新卒採用のないイギリス
イギリスでは中途採用や転職が当たり前なので、雇用は「何ができるか」が前提になります。従って、日本では当たり前の「新卒採用」というのが多くはありません。その代わりイギリスの学生は、学生のうちから internship(実務研修)もしくは job placement(職業紹介)を体験し、せっせと経験を積んで「若い経験者」として仕事を得る仕組みになっています。
(写真:Joe Dyer / Flickr)
internship は job placement と呼ばれることがあり、大学の学位の一部や卒業後に体験する on the job training(業務を体験しながらの職業訓練)です。
placement には「配置」という意味がありますが、「斡旋」という意味もあります。 job placement service は「職業紹介」という意味になります。
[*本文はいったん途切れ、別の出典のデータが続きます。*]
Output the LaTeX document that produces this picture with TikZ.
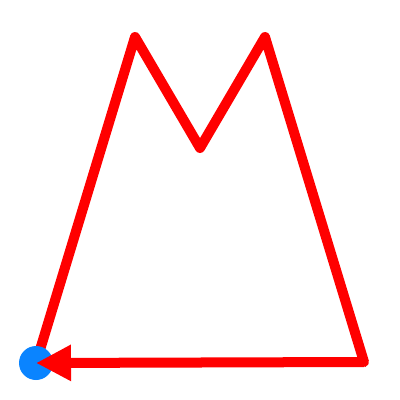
\documentclass[tikz,border=0pt]{standalone}
\usepackage{xcolor}
\usepackage{tikz}
\usetikzlibrary{arrows.meta}
\definecolor{mLine}{HTML}{FF0000}
\definecolor{mDot}{HTML}{0A84FF}
\tikzset{
  trace/.style={draw=mLine, line width=0.25cm, line join=round, line cap=round},
  closing/.style={trace, line cap=butt, -{Triangle[length=0.875cm, width=0.85cm]}, mLine},
  startdot/.style={fill=mDot, draw=none}
}

\begin{document}
\begin{tikzpicture}[x=0.025cm, y=-0.025cm]
  \useasboundingbox (0,0) rectangle (400,400);
  \coordinate (p0) at (36,363);
  \coordinate (p1) at (135,37);
  \coordinate (p2) at (200,148);
  \coordinate (p3) at (265,37);
  \coordinate (p4) at (364,362);
  \draw[trace] (p0) -- (p1) -- (p2) -- (p3) -- (p4);
  \fill[startdot] (p0) circle (17);
  \draw[closing] (p4) -- (p0);
\end{tikzpicture}
\end{document}
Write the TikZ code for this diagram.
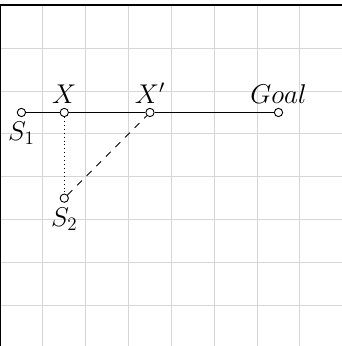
\documentclass[tikz,border=0pt]{standalone}
\usepackage{fix-cm}
\usepackage{tikz}
\usetikzlibrary{positioning}
\tikzset{
	gridline/.style={draw=black!16, line width=0.7pt},
	frameline/.style={draw=black, line width=1.2pt},
	pt/.style={circle, draw=black, fill=white, line width=0.6pt, inner sep=0pt, minimum size=5.5pt},
	lbl/.style={inner sep=3pt, font=\fontsize{18}{21}\selectfont},
	path/.style={line width=0.6pt},
}
\begin{document}
\begin{tikzpicture}[every label/.style={lbl}]
	\useasboundingbox (0,0.05) rectangle (7.96,8.125);
	\draw[gridline] (0,0) grid (8,8);
	\draw[frameline] (0,0) rectangle (8,8);
	\node[pt, label=below:$S_1$] (s1) at (0.5,5.5) {};
	\node[pt, label=above:$X$] (x) at (1.5,5.5) {};
	\node[pt, label=above:$X'$] (xp) at (3.5,5.5) {};
	\node[pt, label=above:$Goal$] (goal) at (6.5,5.5) {};
	\node[pt, label=below:$S_2$] (s2) at (1.5,3.5) {};
	\draw[path] (s1) -- (x);
	\draw[path] (x) -- (xp);
	\draw[path] (xp) -- (goal);
	\draw[path, dotted] (x) -- (s2);
	\draw[path, dash pattern=on 4.5pt off 4.5pt] (s2) -- (xp);
\end{tikzpicture}
\end{document}
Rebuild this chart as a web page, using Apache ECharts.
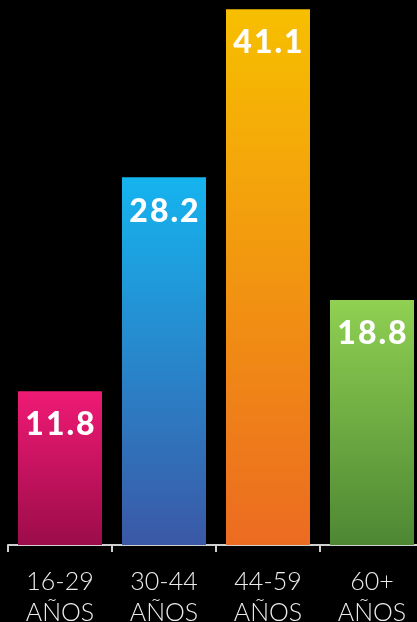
<!DOCTYPE html>
<html>
<head>
<meta charset="utf-8">
<script src="https://cdn.jsdelivr.net/npm/echarts@6/dist/echarts.min.js"></script>
<style>
  html, body { margin: 0; padding: 0; background: #000; }
  #chart { width: 417px; height: 622px; }
</style>
</head>
<body>
<div id="chart"></div>
<script>
// datos
const categories = ['16-29\nAÑOS', '30-44\nAÑOS', '44-59\nAÑOS', '60+\nAÑOS'];
const values = [11.8, 28.2, 41.1, 18.8];
// colores degradados (arriba, abajo)
const barColors = [
  ['#EF1A74', '#9C0C4A'],
  ['#15B4EF', '#3B58A6'],
  ['#F7BF00', '#EC6B21'],
  ['#90D052', '#4E8733']
];

const chart = echarts.init(document.getElementById('chart'));

const option = {
  backgroundColor: '#000',
  animation: false,
  grid: { left: 8, right: -7, top: 0, bottom: 77, outerBoundsMode: 'none', containLabel: false },
  xAxis: {
    type: 'category',
    data: categories,
    axisLine: { lineStyle: { color: '#cfcfcf', width: 2 } },
    axisTick: { show: true, length: 7, lineStyle: { color: '#cfcfcf', width: 2 } },
    axisLabel: {
      color: '#ececec',
      fontFamily: 'Lato',
      fontWeight: 300,
      fontSize: 25,
      lineHeight: 31,
      margin: 21
    }
  },
  yAxis: {
    type: 'value',
    min: 0,
    max: 41.8,
    show: false,
    splitLine: { show: false }
  },
  series: [{
    type: 'bar',
    barWidth: 84,
    data: values.map((v, i) => ({
      value: v,
      itemStyle: {
        color: new echarts.graphic.LinearGradient(0, 0, 0, 1, [
          { offset: 0, color: barColors[i][0] },
          { offset: 1, color: barColors[i][1] }
        ])
      }
    })),
    label: {
      show: true,
      position: 'insideTop',
      distance: 18,
      color: '#fff',
      fontFamily: 'Lato',
      fontWeight: 900,
      fontSize: 32,
      // espaciado entre letras con hair space
      formatter: p => p.value.toFixed(1).split('').join('\u200A')
    }
  }]
};

chart.setOption(option);
</script>
</body>
</html>
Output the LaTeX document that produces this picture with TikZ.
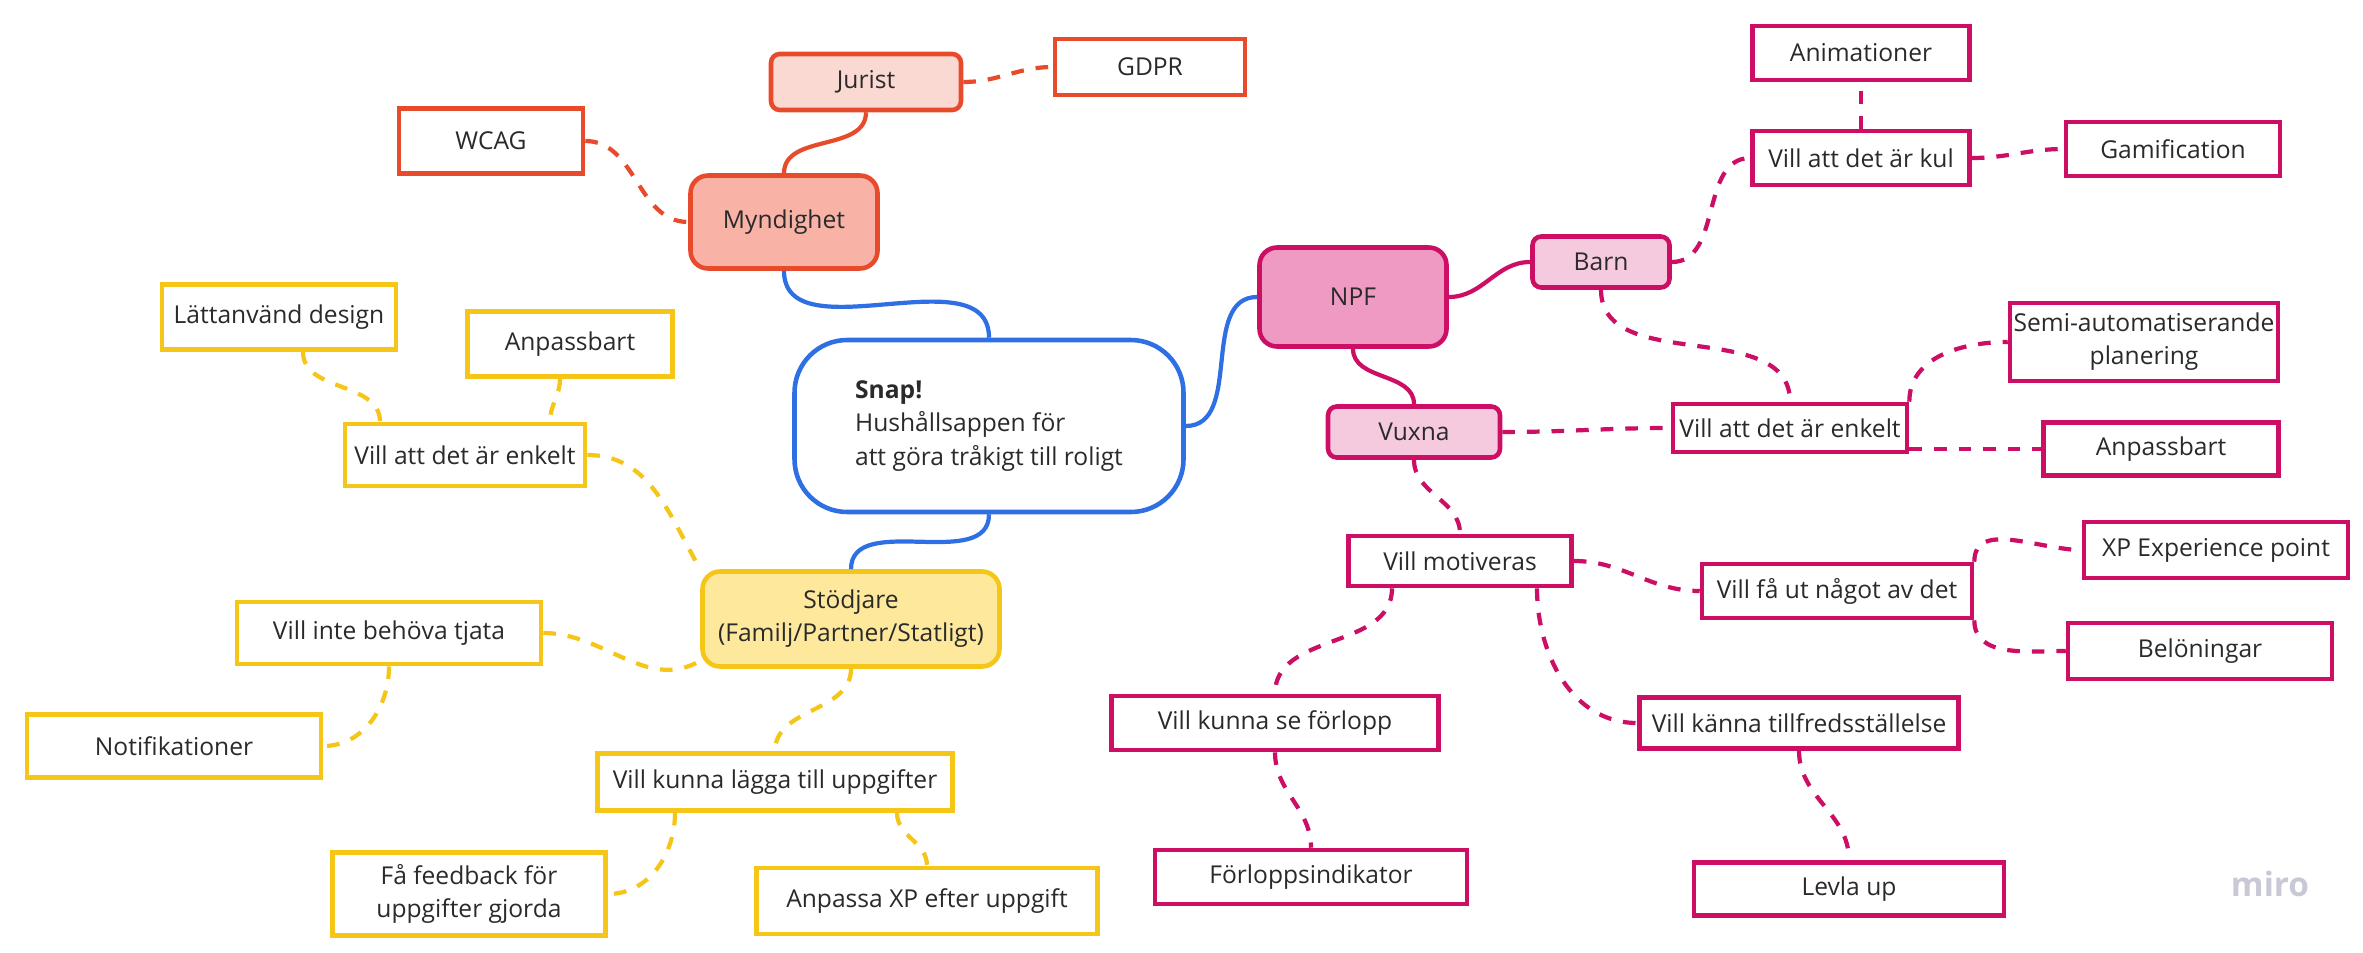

I have placed a new telecom engineer to the development team.で「新しい電気通信エンジニアを開発チームに配置しました」となります。実務で頻出する表現です。また、日本では働きながらの訓練は「OJT」と略されてしまいますが、イギリスでは通常略さずに on the job training と呼びますので注意して下さい。
イギリス人はケチで実証主義で経験主義ですから、雇用者はすでに訓練を受けていて、本当に仕事ができる候補しか採用しないわけです。学校さえ出ていれば、新卒でもひょいと雇ってくれる日本の会社はまだまだ「甘い」と言えるかもしれません。
仕事が欲しい若者たちは、何とか仕事を得ようとさまざまな job placement を経験して履歴書に書き連ねます。しかし、どこも景気が悪いため、企業も簡単に「場」を提供してくれるわけではありません。数カ月間オフィスに滞在する若者の席やPCを用意したり、仕事を教える「コスト」がかかるからです。多くの企業では、この job placement の間はお給料が出ませんので、お昼代も家賃も交通費も自腹です。数カ月間は働かなければ経験になりませんから、job placement に参加できる学生は親にお金がある人となってしまいます。
無給の job placement を悪用して学生をこき使う会社も多く、大問題になっています。しかし、そこは黙っていないイギリスの若者たちです。「インターンで搾取するな!」と主張する pressure group (圧力団体)を結成して、マスコミや国会議員に対して大々的なキャンペーンを行い、Access to internships is unequal and unfair.(インターンの採用のされ方は、不公平で不公正だ)と主張しています。 job placement は無給なので、お金のある学生しか参加できない。これは機会の均等を奪い、公正ではない、という意味合いです。
イギリスは近代議会制度の発祥の国ですから unequal(不公平)で unfair(公正ではない)なことは、最も不名誉なことであります。イギリス人をぎゃふんと言わせたければ That is unfair!(それは公正ではないわ!)という決め台詞を吐きましょう。
日本でも最近は internship が人気のようですが、イギリスでは「体験の有無」が「仕事の有無」を左右するほどシビアなわけです。日本で新卒採用がなくなったら、イギリスのようにお金のある家の学生は仕事にありつけ、それ以外はずっと「非正規雇用」という恐ろしい世界がやってくるかもしれません。